NG: Are your End-Users, the Services primarily, sharing enough information about their future equipment and technology requirements for you to plan and prepare yourself to provide quality products? How critical do you think such a relationship is and what is the model that you suggest?
JDP: Sharing of the detailed Long-Term Perspective plan with the Industry associations, would go a long way in preparedness of the Industry to look at the trends, and invest in a planned & systematic manner. Of course, the plan needs to be followed through with the procurement actions within some certainty and time frames, else the whole exercise would be a purely academic one. Today strategic / long term acquisition plans are not shared by users except for Indian Navy. What is shared is Technology Perspective and Capability Roadmap (TPCR) that tends to be too abstract for actionable plans.
With Defence being a strategic sector, it is understood that sharing of plans in public domain would not be possible. However users / MoD need to examine, how to share the same with system integrators or Strategic Partners as also long term partners with impeccable track record in integrity and confidentiality. This select group sharing would keep the information secure, while giving a fillip to timely investments, few of which could be quite substantial, especially those toward long term technology development and acquisition of technology as well as strategic resources.
NG: The knowledge gained by you in the production of various systems surely is one of your company’s treasured assets; however, often the projects do not see fruition for up to a decade. How do you retain your human resource assets during this long period of lull? To what extent do es it increase the cost of the project?

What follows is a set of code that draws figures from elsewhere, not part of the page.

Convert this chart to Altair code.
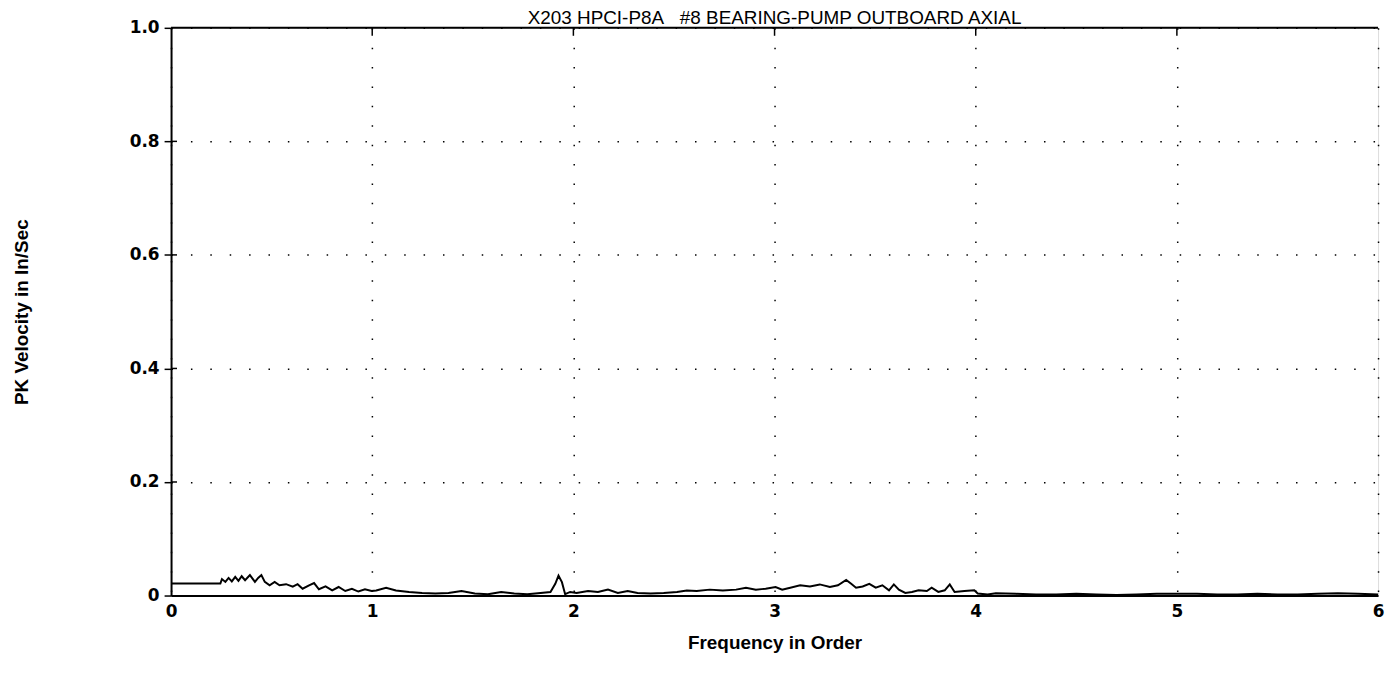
import altair as alt
import pandas as pd

TITLE = "X203 HPCI-P8A\u00a0\u00a0\u00a0#8 BEARING-PUMP OUTBOARD AXIAL"
X_TITLE = "Frequency in Order"
Y_TITLE = "PK Velocity in In/Sec"

x_ticks = [0, 1, 2, 3, 4, 5, 6]
y_ticks = [0, 0.2, 0.4, 0.6, 0.8, 1.0]

freq = [
    0.0, 0.025, 0.245, 0.253, 0.270, 0.286, 0.302, 0.319, 0.335, 0.351, 0.368,
    0.392, 0.417, 0.433, 0.449, 0.466, 0.490, 0.515, 0.539, 0.572, 0.605,
    0.629, 0.654, 0.686, 0.711, 0.735, 0.768, 0.801, 0.833, 0.866, 0.899,
    0.931, 0.964, 0.997,
    1.020, 1.069, 1.118, 1.183, 1.248, 1.314, 1.379, 1.444, 1.510, 1.575,
    1.641, 1.706, 1.771, 1.837, 1.886, 1.910, 1.926, 1.943, 1.959, 1.984,
    2.016,
    2.073, 2.122, 2.172, 2.221, 2.270, 2.319, 2.384, 2.449, 2.515, 2.564,
    2.613, 2.678, 2.743, 2.809, 2.858, 2.907, 2.956, 3.005, 3.038,
    3.078, 3.127, 3.176, 3.225, 3.275, 3.315, 3.356, 3.381, 3.405, 3.438,
    3.471, 3.503, 3.536, 3.569, 3.593, 3.618, 3.650, 3.683, 3.716, 3.757,
    3.781, 3.814, 3.846, 3.871, 3.895, 3.944, 3.993, 4.010, 4.059,
    4.1, 4.2, 4.3, 4.4, 4.5, 4.6, 4.7, 4.8, 4.9, 5.0, 5.1, 5.2, 5.3, 5.4,
    5.5, 5.6, 5.7, 5.8, 5.9, 6.0,
]

velocity = [
    0.021, 0.021, 0.021, 0.029, 0.024, 0.031, 0.025, 0.033, 0.026, 0.034, 0.027,
    0.036, 0.024, 0.031, 0.036, 0.024, 0.018, 0.024, 0.018, 0.020, 0.0155,
    0.020, 0.012, 0.018, 0.022, 0.011, 0.016, 0.009, 0.015, 0.008, 0.012,
    0.007, 0.011, 0.008,
    0.009, 0.0138, 0.009, 0.0063, 0.0046, 0.0035, 0.0046, 0.008, 0.0035, 0.0023,
    0.0063, 0.0035, 0.0023, 0.0046, 0.0063, 0.0207, 0.035, 0.0236, 0.0023, 0.0063,
    0.0046,
    0.008, 0.0063, 0.0104, 0.0046, 0.008, 0.0046, 0.0035, 0.0046, 0.0063, 0.009,
    0.008, 0.0104, 0.009, 0.0104, 0.0138, 0.0104, 0.012, 0.015, 0.0104,
    0.0138, 0.018, 0.016, 0.0196, 0.015, 0.018, 0.0276, 0.0207, 0.0138, 0.016,
    0.0207, 0.0138, 0.018, 0.0092, 0.0196, 0.0104, 0.0046, 0.0063, 0.0092, 0.008,
    0.0138, 0.0063, 0.0092, 0.0196, 0.0063, 0.008, 0.0092, 0.0035, 0.002,
    0.004, 0.003, 0.002, 0.002, 0.003, 0.002, 0.001, 0.002, 0.003, 0.003,
    0.003, 0.002, 0.002, 0.003, 0.002, 0.002, 0.003, 0.004, 0.003, 0.002,
]

df = pd.DataFrame({"freq": freq, "vel": velocity})
top_ticks = pd.DataFrame({"t": x_ticks[1:-1]})
inner_y = pd.DataFrame({"v": y_ticks[1:-1]})
title_df = pd.DataFrame({"label": [TITLE]})

FONT = "Liberation Sans"
NUM_FONT = "DejaVu Sans"
W, H = 1214, 571

xscale = alt.Scale(domain=[0, 6], nice=False, zero=False)
yscale = alt.Scale(domain=[0, 1], nice=False)

line = alt.Chart(df).mark_line(color="black", strokeWidth=2).encode(
    x=alt.X(
        "freq:Q",
        scale=xscale,
        axis=alt.Axis(
            values=x_ticks,
            format="d",
            title=X_TITLE,
            titleFont=FONT,
            titleFontSize=19,
            titleFontWeight="bold",
            titleColor="black",
            titleY=38,
            titleBaseline="top",
            labelFont=NUM_FONT,
            labelFontSize=17,
            labelFontWeight="bold",
            labelColor="black",
            labelPadding=8,
            labelFlush=False,
            labelOverlap=False,
            ticks=False,
            domainColor="black",
            domainWidth=2,
            grid=True,
            gridColor="black",
            gridDash=[1.5, 18],
            gridWidth=1.5,
        ),
    ),
    y=alt.Y(
        "vel:Q",
        scale=yscale,
        axis=alt.Axis(
            values=y_ticks,
            labelExpr="datum.value == 0 ? '0' : format(datum.value, '.1f')",
            title=Y_TITLE,
            titleFont=FONT,
            titleFontSize=19,
            titleFontWeight="bold",
            titleColor="black",
            titleX=-150,
            titleY=H / 2,
            titleAngle=270,
            titleBaseline="middle",
            labelFont=NUM_FONT,
            labelFontSize=17,
            labelFontWeight="bold",
            labelColor="black",
            labelPadding=5,
            labelFlush=False,
            labelOverlap=False,
            tickSize=7,
            tickColor="black",
            tickWidth=1.5,
            domainColor="black",
            domainWidth=2,
            grid=True,
            gridColor="black",
            gridDash=[1.5, 18],
            gridWidth=1.5,
        ),
    ),
)

top_border = alt.Chart(title_df).mark_rule(color="black", strokeWidth=2).encode(
    x=alt.value(0), x2=alt.value(W), y=alt.value(0)
)

top_tick_rules = alt.Chart(top_ticks).mark_rule(color="black", strokeWidth=1.5).encode(
    x=alt.X("t:Q", scale=xscale), y=alt.value(0), y2=alt.value(8)
)

inner_y_ticks = alt.Chart(inner_y).mark_rule(color="black", strokeWidth=1.5).encode(
    y=alt.Y("v:Q", scale=yscale), x=alt.value(0), x2=alt.value(6)
)

title_text = alt.Chart(title_df).mark_text(
    font=FONT, fontSize=19, color="black", align="center", baseline="alphabetic"
).encode(x=alt.value(W / 2), y=alt.value(-4), text="label:N")

chart = alt.layer(line, top_border, top_tick_rules, inner_y_ticks, title_text).properties(
    width=W,
    height=H,
    autosize=alt.AutoSizeParams(type="none"),
    padding={"left": 164, "top": 18, "right": 8, "bottom": 80},
).configure_view(stroke=None).configure(background="white")

chart.save("out.html", embed_options={"renderer": "svg", "actions": False})
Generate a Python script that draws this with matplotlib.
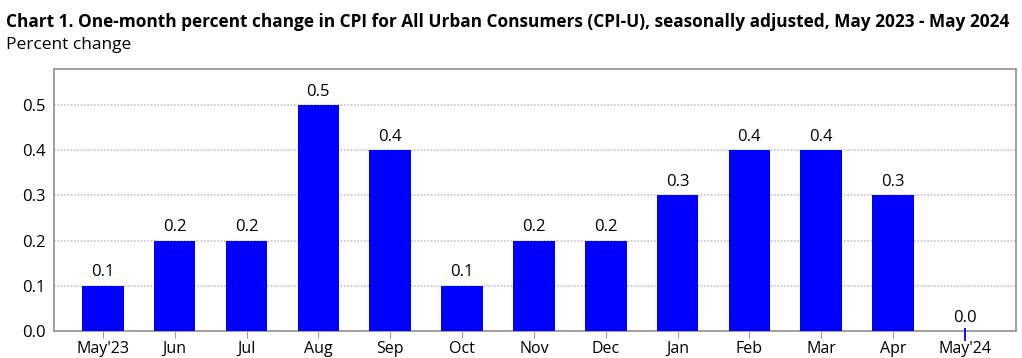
import matplotlib
matplotlib.use('Agg')
from matplotlib import pyplot as plt

months = ["May'23", 'Jun', 'Jul', 'Aug', 'Sep', 'Oct', 'Nov', 'Dec',
          'Jan', 'Feb', 'Mar', 'Apr', "May'24"]
pct_change = [0.1, 0.2, 0.2, 0.5, 0.4, 0.1, 0.2, 0.2, 0.3, 0.4, 0.4, 0.3, 0.0]
yticks = [0.0, 0.1, 0.2, 0.3, 0.4, 0.5]

plt.rcParams['font.family'] = ['Open Sans', 'DejaVu Sans']

fig = plt.figure(figsize=(10.22, 3.58), dpi=100)
ax = fig.add_axes([0.0528, 0.0754, 0.9413, 0.7318])

x = list(range(len(months)))
ax.bar(x, pct_change, width=0.58, color='#0000ff', zorder=3)

# value labels above bars
for xi, v in zip(x, pct_change):
    ax.text(xi, v + 0.012, '{:.1f}'.format(v), ha='center', va='bottom',
            fontsize=12, color='black', zorder=4)

ax.set_xlim(-0.68, 12.71)
ax.set_ylim(0, 0.58)
ax.set_xticks(x)
ax.set_xticklabels(months, fontsize=11.5)
ax.set_yticks(yticks)
ax.set_yticklabels(['{:.1f}'.format(t) for t in yticks], fontsize=12)

ax.yaxis.grid(True, color='#c8c0c8', linewidth=1.2, linestyle=(0, (1, 1)), zorder=0)
ax.tick_params(axis='x', direction='out', length=5, color='#999999', pad=2)
ax.tick_params(axis='y', length=0, pad=6)
for s in ax.spines.values():
    s.set_color('#999999')
    s.set_linewidth(1.3)

# the zero bar in May'24 shows only as a thin blue stub below the axis
ax.vlines(x[-1], -0.022, 0.006, color='#0000ff', linewidth=1.3, clip_on=False, zorder=5)

fig.text(0.006, 0.938, 'Chart 1. One-month percent change in CPI for All Urban Consumers (CPI-U), '
         'seasonally adjusted, May 2023 - May 2024',
         fontsize=12.45, fontweight='bold', ha='left', va='center')
fig.text(0.006, 0.875, 'Percent change', fontsize=12.5, ha='left', va='center')

fig.savefig('out.png', dpi=100)
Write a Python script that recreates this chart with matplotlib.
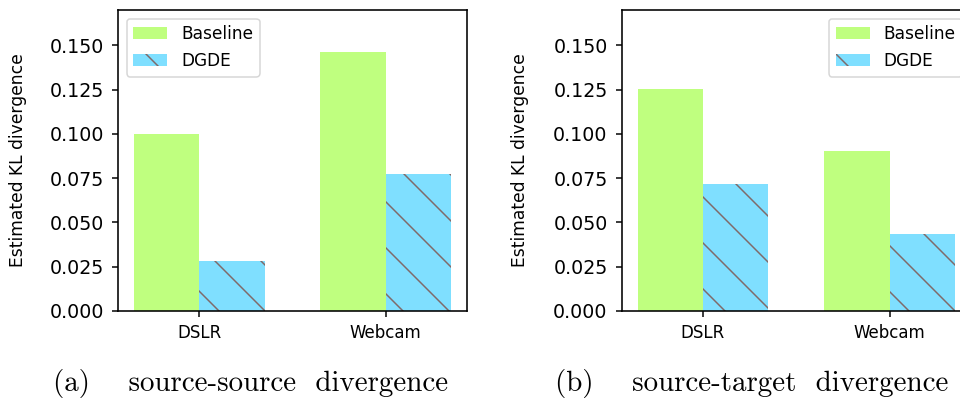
import numpy as np
import matplotlib
matplotlib.use("Agg")
import matplotlib.pyplot as plt

# dpi picked so the default hatch spacing matches the reference
DPI = 138


def pt(px):
    # pixel size -> points at this dpi
    return px * 72.0 / DPI


domains = ["DSLR", "Webcam"]
methods = ["Baseline", "DGDE"]
source_source = {"Baseline": [0.1002, 0.1465], "DGDE": [0.0280, 0.0771]}
source_target = {"Baseline": [0.1256, 0.0906], "DGDE": [0.0716, 0.0436]}
captions = ["(a)    source-source  divergence", "(b)    source-target  divergence"]

colors = {"Baseline": "#bfff7f", "DGDE": "#7fdfff"}
hatches = {"Baseline": None, "DGDE": "\\"}

plt.rcParams["hatch.linewidth"] = pt(1.5)
plt.rcParams["axes.linewidth"] = pt(1.6)

fig = plt.figure(figsize=(960 / DPI, 398 / DPI), dpi=DPI)

W, H = 960.0, 398.0
ax_w, ax_h = 349.0, 301.0
ax_top = 10.0
lefts = [118.0, 621.7]
label_x = [27.0, 529.0]
caption_x = [251.0, 752.0]
legend_loc = ["upper left", "upper right"]

x = np.arange(len(domains))
width = 0.35

for i, data in enumerate([source_source, source_target]):
    ax = fig.add_axes([lefts[i] / W, 1 - (ax_top + ax_h) / H, ax_w / W, ax_h / H])
    for j, m in enumerate(methods):
        ax.bar(x + (j - 0.5) * width, data[m], width, color=colors[m],
               hatch=hatches[m], edgecolor="#7f6a6a", linewidth=0, label=m)
    ax.set_ylim(0, 0.17)
    ax.set_xticks(x)
    ax.set_xticklabels(domains, fontsize=pt(16.6))
    yt = np.arange(0, 0.151, 0.025)
    ax.set_yticks(yt)
    ax.set_yticklabels(["%.3f" % v for v in yt], fontsize=pt(19))
    ax.tick_params(axis="y", length=pt(6), width=pt(1.5), pad=pt(8))
    ax.tick_params(axis="x", length=pt(5.5), width=pt(1.5), pad=pt(7))
    ax.set_ylabel("Estimated KL divergence", fontsize=pt(17.1))
    ax.yaxis.set_label_coords(-(lefts[i] - label_x[i]) / ax_w, 0.5)
    leg = ax.legend(loc=legend_loc[i], fontsize=pt(17), borderaxespad=0.5)
    leg.get_frame().set_linewidth(pt(1.5))

    fig.text(caption_x[i] / W, 7 / H, captions[i], family="cmr10",
             fontsize=pt(29), ha="center", va="baseline")

fig.savefig("out.png", dpi=DPI)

JDP: Talent retention and nurturing people in this segment poses stiff challenges. Earlier the attraction for the personnel was from other segments viz. IT, consultancy etc. However, with the competition in the domestic defence segment increasing, the options available for talented personnel in the similar segment have increased manifold. New companies in the sector can target and source ready-to-use personnel with the relevant experience from mature players, and are thus able to attract people.
L&T had consciously straddled across segments in the defence sector, as also in adjacencies to partly offset the cyclic nature of ordering by MoD / its agencies. Broadly, we are working in strategic programmes, weapon delivery & engineering systems for land and naval applications, missiles & related areas, and in military communications. Besides taking care of the external environment, this also gives an opportunity to personnel to leverage their skill sets across the segment more effectively thus providing them with challenges to overcome, in a continuous manner.
L&T fosters continued innovation and excellence. We have compulsive philosophy of sorts to better what we did previously. These continue to nourish L&T’s sheer track record to be the ace business incubator; add to that our structural need (widely held – employee run) to target and build future leadership within also provides unmatched opportunities to our people to grow, and add value to their career.